Vladimir Nabokov

NABOKV-L post 0022698, Wed, 11 Apr 2012 09:48:50 +0300

Subject
little Brom: addendum
Date
Body
Барбошин. (Поёт.) "Начнём, пожалуй..." Пойду, значит, ходить под вашими окнами, пока над вами будут витать Амур, Морфей и маленький Бром.
(The private detective Barboshin sings from Chaikovski's opera Eugene Onegin before he goes walking under the windows of Troshcheykin's flat, while Amor, Morpheus and little Brom hover over Troshcheykin and his wife. The Event, Act Three)

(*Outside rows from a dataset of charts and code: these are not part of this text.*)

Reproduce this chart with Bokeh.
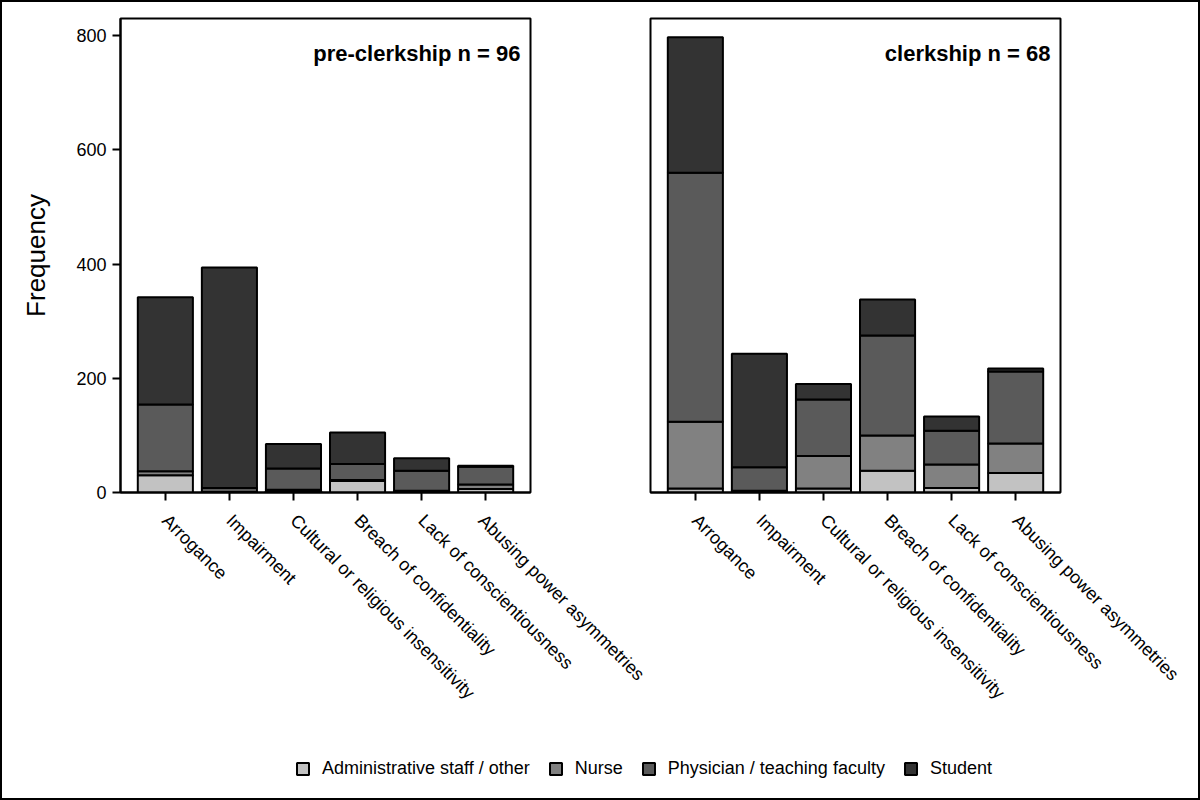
import math
from bokeh.plotting import figure
from bokeh.models import FactorRange, Range1d, Label, Legend, LegendItem, FixedTicker, ColumnDataSource
from bokeh.layouts import column, row
from bokeh.embed import file_html
from bokeh.resources import INLINE

categories = ["Arrogance", "Impairment", "Cultural or religious insensitivity",
              "Breach of confidentiality", "Lack of conscientiousness",
              "Abusing power asymmetries"]
groups = ["Administrative staff / other", "Nurse", "Physician / teaching faculty", "Student"]
colors = ["#c2c2c2", "#818181", "#5a5a5a", "#333333"]

pre_admin = [30, 0, 2, 20, 1, 6]
pre_nurse = [7, 1, 3, 2, 2, 8]
pre_phys = [117, 7, 37, 28, 35, 31]
pre_student = [188, 386, 43, 55, 22, 2]

cl_admin = [7, 1, 7, 38, 8, 34]
cl_nurse = [117, 2, 57, 62, 41, 52]
cl_phys = [436, 41, 99, 175, 59, 126]
cl_student = [237, 199, 27, 63, 25, 5]

y_ticks = [0, 200, 400, 600, 800]
FONT = "Liberation Sans"


def panel(title, admin, nurse, phys, student, with_y, width, mbl, mbr):
    keys = ["a", "n", "p", "s"]
    src = ColumnDataSource(dict(cat=categories, a=admin, n=nurse, p=phys, s=student))
    p = figure(x_range=FactorRange(factors=categories, range_padding=0.2,
                                   range_padding_units="absolute"),
               y_range=Range1d(0, 830), width=width, height=730,
               output_backend="svg", toolbar_location=None,
               min_border_left=mbl, min_border_right=mbr,
               min_border_top=18, min_border_bottom=238,
               y_axis_location="left" if with_y else None)
    p.vbar_stack(keys, x="cat", width=0.86, source=src, fill_color=colors,
                 line_color="black", line_width=2)
    p.xgrid.visible = False
    p.ygrid.visible = False
    p.outline_line_color = "black"
    p.outline_line_width = 2
    p.outline_line_alpha = 1
    p.background_fill_color = "white"
    p.border_fill_color = None

    xa = p.xaxis[0]
    xa.major_label_orientation = -math.pi / 4
    xa.major_label_text_font = FONT
    xa.major_label_text_font_size = "18px"
    xa.major_label_text_color = "black"
    xa.major_tick_out = 8
    xa.major_tick_in = 0
    xa.major_tick_line_width = 2
    xa.axis_line_width = 2
    xa.major_label_standoff = 17

    if with_y:
        ya = p.yaxis[0]
        ya.ticker = FixedTicker(ticks=y_ticks)
        ya.minor_tick_line_color = None
        ya.major_tick_out = 8
        ya.major_tick_in = 0
        ya.major_tick_line_width = 2
        ya.axis_line_width = 2
        ya.major_label_text_font = FONT
        ya.major_label_text_font_size = "18px"
        ya.major_label_text_color = "black"
        ya.major_label_standoff = 6
        ya.axis_label = "Frequency"
        ya.axis_label_text_font = FONT
        ya.axis_label_text_font_size = "26px"
        ya.axis_label_text_font_style = "normal"
        ya.axis_label_text_color = "black"
        ya.axis_label_standoff = 22

    p.add_layout(Label(x=6.2, y=790, x_offset=-10, text=title, text_align="right",
                       text_baseline="top", text_font=FONT, text_font_size="22px",
                       text_font_style="bold", text_color="black"))
    return p


p1 = panel("pre-clerkship n = 96", pre_admin, pre_nurse, pre_phys, pre_student,
           True, 648, 120, 118)
p2 = panel("clerkship n = 68", cl_admin, cl_nurse, cl_phys, cl_student,
           False, 552, 2, 140)

leg = figure(width=1200, height=70, output_backend="svg", toolbar_location=None,
             x_range=Range1d(0, 1), y_range=Range1d(0, 1),
             x_axis_location=None, y_axis_location=None,
             min_border=0, min_border_left=0, min_border_right=0,
             min_border_top=0, min_border_bottom=0)
leg.xgrid.visible = False
leg.ygrid.visible = False
leg.outline_line_color = None
leg.border_fill_color = None
leg.background_fill_color = None
items = []
for g, c in zip(groups, colors):
    r = leg.vbar(x=[-5], top=[0], width=0.5, fill_color=c, line_color="black", line_width=2)
    items.append(LegendItem(label=g, renderers=[r]))
legend = Legend(items=items, orientation="horizontal", location=(295, 21),
                label_text_font=FONT, label_text_font_size="18px",
                label_text_color="black", glyph_width=15, glyph_height=15,
                label_standoff=12, spacing=18, padding=0, margin=0,
                border_line_color=None, background_fill_alpha=0)
leg.add_layout(legend)

layout = column(row(p1, p2), leg,
                styles={"outline": "2px solid black", "outline-offset": "-2px",
                        "background": "white"})

open("out.html", "w").write(file_html(layout, INLINE))
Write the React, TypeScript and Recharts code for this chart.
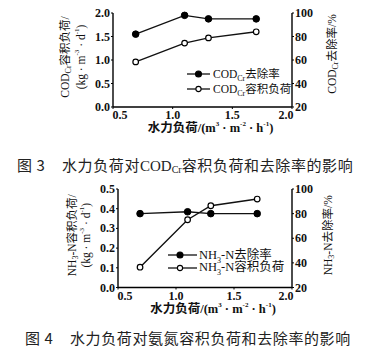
import React from 'react';
import { LineChart, Line, XAxis, YAxis, Legend } from 'recharts';

// ---- data ----
const hydraulicLoad = [0.69, 1.1, 1.3, 1.7];
const codRemovalRate = [82, 98, 95, 95];
const codVolumeLoad = [0.96, 1.36, 1.47, 1.6];
const nh3RemovalRate = [80, 81.5, 80, 80];
const nh3VolumeLoad = [0.103, 0.344, 0.415, 0.449];

const xTicks = [0.5, 1.0, 1.5, 2.0];
const codLoadTicks = [0, 0.5, 1.0, 1.5, 2.0];
const nh3LoadTicks = [0, 0.1, 0.2, 0.3, 0.4, 0.5];
const rateTicks = [20, 40, 60, 80, 100];

const codData = hydraulicLoad.map((x, i) => ({ x, rate: codRemovalRate[i], load: codVolumeLoad[i] }));
const nh3Data = hydraulicLoad.map((x, i) => ({ x, rate: nh3RemovalRate[i], load: nh3VolumeLoad[i] }));

const SERIF = '"Liberation Serif", "Times New Roman", "Noto Sans CJK SC", serif';
const CJK = '"Noto Sans CJK SC", "Liberation Serif", sans-serif';
const INK = '#111';

// ---- ticks ----
const XTick = (props: any) => {
  const { x, y, payload } = props;
  const v = Number(payload.value);
  const shift = v === 0.5 ? 7 : v === 2 ? -6 : 0;
  return (
    <text x={x + shift} y={y} dy={9} textAnchor="middle" fontSize={12} fontWeight={600} fontFamily={SERIF} fill={INK}>
      {v.toFixed(1)}
    </text>
  );
};
const LeftTick = (props: any) => {
  const { x, y, payload } = props;
  return (
    <text x={x} y={y} dy={4} textAnchor="end" fontSize={12} fontWeight={600} fontFamily={SERIF} fill={INK}>
      {Number(payload.value).toFixed(1)}
    </text>
  );
};
const RightTick = (props: any) => {
  const { x, y, payload } = props;
  return (
    <text x={x} y={y} dy={4} textAnchor="start" fontSize={12} fontWeight={600} fontFamily={SERIF} fill={INK}>
      {payload.value}
    </text>
  );
};

// ---- axis titles ----
const XTitle = (props: any) => {
  const vb = props.viewBox || { x: 0, y: 0, width: 0, height: 0 };
  const cx = vb.x + vb.width / 2 + 8;
  const cy = vb.y + 21;
  return (
    <text x={cx} y={cy} textAnchor="middle" dominantBaseline="central" fontSize={12.5} fontWeight="bold" fontFamily={SERIF} fill={INK}>
      水力负荷/(m<tspan dy={-4} fontSize={7}>3</tspan>
      <tspan dy={4}> · m</tspan>
      <tspan dy={-4} fontSize={7}>-2</tspan>
      <tspan dy={4}> · h</tspan>
      <tspan dy={-4} fontSize={7}>-1</tspan>
      <tspan dy={4}>)</tspan>
    </text>
  );
};

const Rotated = ({ x, y, size, children }: any) => (
  <text
    transform={`translate(${x},${y}) rotate(-90)`}
    textAnchor="middle"
    dominantBaseline="central"
    fontSize={size}
    fontFamily={SERIF}
    fill={INK}
  >
    {children}
  </text>
);

const UnitLine = ({ x, y, size }: any) => (
  <Rotated x={x} y={y} size={size}>
    (kg · m<tspan dy={-4} fontSize={7}>-3</tspan>
    <tspan dy={4}> · d</tspan>
    <tspan dy={-4} fontSize={7}>-1</tspan>
    <tspan dy={4}>)</tspan>
  </Rotated>
);

const CodLeftTitle = (props: any) => {
  const vb = props.viewBox || { x: 0, y: 0, width: 0, height: 0 };
  const cy = vb.y + vb.height / 2 - 3;
  return (
    <g>
      <Rotated x={vb.x + 12} y={cy} size={11.5}>
        COD<tspan dy={3} fontSize={8}>Cr</tspan>
        <tspan dy={-3}>容积负荷/</tspan>
      </Rotated>
      <UnitLine x={vb.x + 28} y={cy} size={11.5} />
    </g>
  );
};
const CodRightTitle = (props: any) => {
  const vb = props.viewBox || { x: 0, y: 0, width: 0, height: 0 };
  return (
    <Rotated x={vb.x + 40} y={vb.y + vb.height / 2 - 6} size={11.5}>
      COD<tspan dy={3} fontSize={8}>Cr</tspan>
      <tspan dy={-3}>去除率/%</tspan>
    </Rotated>
  );
};
const NhLeftTitle = (props: any) => {
  const vb = props.viewBox || { x: 0, y: 0, width: 0, height: 0 };
  const cy = vb.y + vb.height / 2 - 3;
  return (
    <g>
      <Rotated x={vb.x + 14} y={cy} size={11.5}>
        NH<tspan dy={3} fontSize={8}>3</tspan>
        <tspan dy={-3}>-N容积负荷/</tspan>
      </Rotated>
      <UnitLine x={vb.x + 28} y={cy} size={11.5} />
    </g>
  );
};
const NhRightTitle = (props: any) => {
  const vb = props.viewBox || { x: 0, y: 0, width: 0, height: 0 };
  return (
    <Rotated x={vb.x + 36} y={vb.y + vb.height / 2 - 3} size={11.5}>
      NH<tspan dy={3} fontSize={8}>3</tspan>
      <tspan dy={-3}>-N去除率/%</tspan>
    </Rotated>
  );
};

// ---- legends ----
const LegendBox = ({ items, rowH, lineW, markerX, fontSize, gap }: any) => (
  <div style={{ fontFamily: SERIF, fontSize, color: INK, lineHeight: `${rowH}px` }}>
    {items.map((it: any, i: number) => (
      <div key={i} style={{ display: 'flex', alignItems: 'center', height: rowH, whiteSpace: 'nowrap' }}>
        <svg width={lineW} height={10} style={{ flex: 'none', display: 'block' }}>
          <line x1={0} y1={5} x2={lineW} y2={5} stroke={INK} strokeWidth={1.3} />
          <circle cx={markerX} cy={5} r={it.filled ? 3 : 2.6} fill={it.filled ? '#000' : '#fff'} stroke="#000" strokeWidth={1.1} />
        </svg>
        <span style={{ marginLeft: gap }}>{it.label}</span>
      </div>
    ))}
  </div>
);

const codLegendItems = [
  { filled: true, label: <>COD<sub style={{ fontSize: 8, lineHeight: 0 }}>Cr</sub>去除率</> },
  { filled: false, label: <>COD<sub style={{ fontSize: 8, lineHeight: 0 }}>Cr</sub>容积负荷</> },
];
const nhLegendItems = [
  { filled: true, label: <>NH<sub style={{ fontSize: 8, lineHeight: 0 }}>3</sub>-N去除率</> },
  { filled: false, label: <>NH<sub style={{ fontSize: 8, lineHeight: 0 }}>3</sub>-N容积负荷</> },
];

const axisLine = { stroke: '#000', strokeWidth: 1.4 };
const tickLine = { stroke: '#000', strokeWidth: 1 };

const captionStyle: React.CSSProperties = {
  position: 'absolute',
  fontFamily: CJK,
  fontSize: 15,
  letterSpacing: 0.6,
  color: '#222',
  lineHeight: '20px',
  whiteSpace: 'pre',
};

export default function App() {
  return (
    <div style={{ position: 'absolute', left: 0, top: 0, width: 372, height: 360, background: '#fff', overflow: 'hidden' }}>
      {/* Figure 3 */}
      <div style={{ position: 'absolute', left: 0, top: 0 }}>
        <LineChart width={372} height={140} data={codData} margin={{ top: 13, right: 30, bottom: 3, left: 53 }}>
          <XAxis
            dataKey="x"
            type="number"
            domain={[0.5, 2]}
            ticks={xTicks}
            interval={0}
            tick={<XTick />}
            axisLine={axisLine}
            tickLine={tickLine}
            tickSize={2}
            tickMargin={1}
            height={30}
            label={{ content: XTitle }}
          />
          <YAxis
            yAxisId="left"
            orientation="left"
            domain={[0, 2]}
            ticks={codLoadTicks}
            interval={0}
            tick={<LeftTick />}
            axisLine={axisLine}
            tickLine={tickLine}
            tickSize={2}
            tickMargin={1}
            width={60}
            label={{ content: CodLeftTitle }}
          />
          <YAxis
            yAxisId="right"
            orientation="right"
            domain={[20, 100]}
            ticks={rateTicks}
            interval={0}
            tick={<RightTick />}
            axisLine={axisLine}
            tickLine={tickLine}
            tickSize={2}
            tickMargin={1}
            width={50}
            label={{ content: CodRightTitle }}
          />
          <Legend
            layout="vertical"
            align="center"
            verticalAlign="middle"
            wrapperStyle={{ left: 187, top: 66.5, width: 120, height: 30, margin: 0 }}
            content={() => <LegendBox items={codLegendItems} rowH={15} lineW={23} markerX={11.5} fontSize={11.5} gap={3} />}
          />
          <Line
            yAxisId="right"
            dataKey="rate"
            stroke={INK}
            strokeWidth={1.4}
            dot={{ r: 3.3, fill: '#000', stroke: '#000', strokeWidth: 1 }}
            isAnimationActive={false}
          />
          <Line
            yAxisId="left"
            dataKey="load"
            stroke={INK}
            strokeWidth={1.4}
            dot={{ r: 2.8, fill: '#fff', stroke: '#000', strokeWidth: 1.2 }}
            isAnimationActive={false}
          />
        </LineChart>
      </div>
      <div style={{ ...captionStyle, left: 17, top: 155 }}>图 3</div>
      <div style={{ ...captionStyle, left: 62, top: 155 }}>
        水力负荷对<span style={{ fontFamily: SERIF, letterSpacing: 0 }}>COD</span>
        <span style={{ fontFamily: SERIF, fontSize: 10, letterSpacing: 0, position: 'relative', top: 2 }}>Cr</span>
        容积负荷和去除率的影响
      </div>

      {/* Figure 4 */}
      <div style={{ position: 'absolute', left: 0, top: 175 }}>
        <LineChart width={372} height={145} data={nh3Data} margin={{ top: 14, right: 30, bottom: 2.5, left: 58 }}>
          <XAxis
            dataKey="x"
            type="number"
            domain={[0.5, 2]}
            ticks={xTicks}
            interval={0}
            tick={<XTick />}
            axisLine={axisLine}
            tickLine={tickLine}
            tickSize={2}
            tickMargin={1}
            height={30}
            label={{ content: XTitle }}
          />
          <YAxis
            yAxisId="left"
            orientation="left"
            domain={[0, 0.5]}
            ticks={nh3LoadTicks}
            interval={0}
            tick={<LeftTick />}
            axisLine={axisLine}
            tickLine={tickLine}
            tickSize={2}
            tickMargin={1}
            width={60}
            label={{ content: NhLeftTitle }}
          />
          <YAxis
            yAxisId="right"
            orientation="right"
            domain={[20, 100]}
            ticks={rateTicks}
            interval={0}
            tick={<RightTick />}
            axisLine={axisLine}
            tickLine={tickLine}
            tickSize={2}
            tickMargin={1}
            width={50}
            label={{ content: NhRightTitle }}
          />
          <Legend
            layout="vertical"
            align="center"
            verticalAlign="middle"
            wrapperStyle={{ left: 168, top: 73.6, width: 130, height: 26, margin: 0 }}
            content={() => <LegendBox items={nhLegendItems} rowH={12.7} lineW={29} markerX={12} fontSize={12.5} gap={2} />}
          />
          <Line
            yAxisId="right"
            dataKey="rate"
            stroke={INK}
            strokeWidth={1.4}
            dot={{ r: 3.3, fill: '#000', stroke: '#000', strokeWidth: 1 }}
            isAnimationActive={false}
          />
          <Line
            yAxisId="left"
            dataKey="load"
            stroke={INK}
            strokeWidth={1.4}
            dot={{ r: 2.8, fill: '#fff', stroke: '#000', strokeWidth: 1.2 }}
            isAnimationActive={false}
          />
        </LineChart>
      </div>
      <div style={{ ...captionStyle, left: 25, top: 328 }}>图 4</div>
      <div style={{ ...captionStyle, left: 70, top: 328 }}>水力负荷对氨氮容积负荷和去除率的影响</div>
    </div>
  );
}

The author of To Morpheus (1816) and Amor and Hymen (1816), Pushkin never mentions Bromios ("the thunderer" or "he of the loud shout," an epithet of Dionysus, or Bacchus, the god of fertility, wine, and drama). But in his "anthological" poems (1833) Pushkin speaks of шумная Вакхова влага ("Bacchus's noisy liquid") and шумный заступник любви ("the noisy protector of love"), meaning wine each time. On the other hand, in the fragment "На углу маленькой площади" ("In the Corner of a Small Square," 1831) Pushkin uses the epithet шумный (noisy) as he speaks of a deceived husband:

** скоро удостоверился в неверности своей жены. Это чрезвычайно его расстроило. Он не знал на что решиться: притвориться ничего не примечающим казалось ему глупым; смеяться над несчастием столь обыкновенным — презрительным; сердиться не на шутку — слишком шумным; жаловаться с видом глубоко оскорблённого чувства — слишком смешным. К счастию, жена его явилась ему на помощь.
** soon found out that his wife was unfaithful. It threw him into great perplexity. He did not know what to do. It seemed to him that to pretend not to notice anything [the tactics adopted by Troshcheykin who knows that his wife is unfaithful to him with Revshin] would be stupid; to laugh at this so very common misfortune would be despicable; to get angry in earnest would be too noisy; to complain with an air of deeply offended feeling would be too ridiculous. Fortunately, his wife came to his aid.

One also remembers the opening line of Pushkin's famous poem: "Брожу ли я вдоль улиц шумных..." ("Whether I wander along noisy streets..." 1829).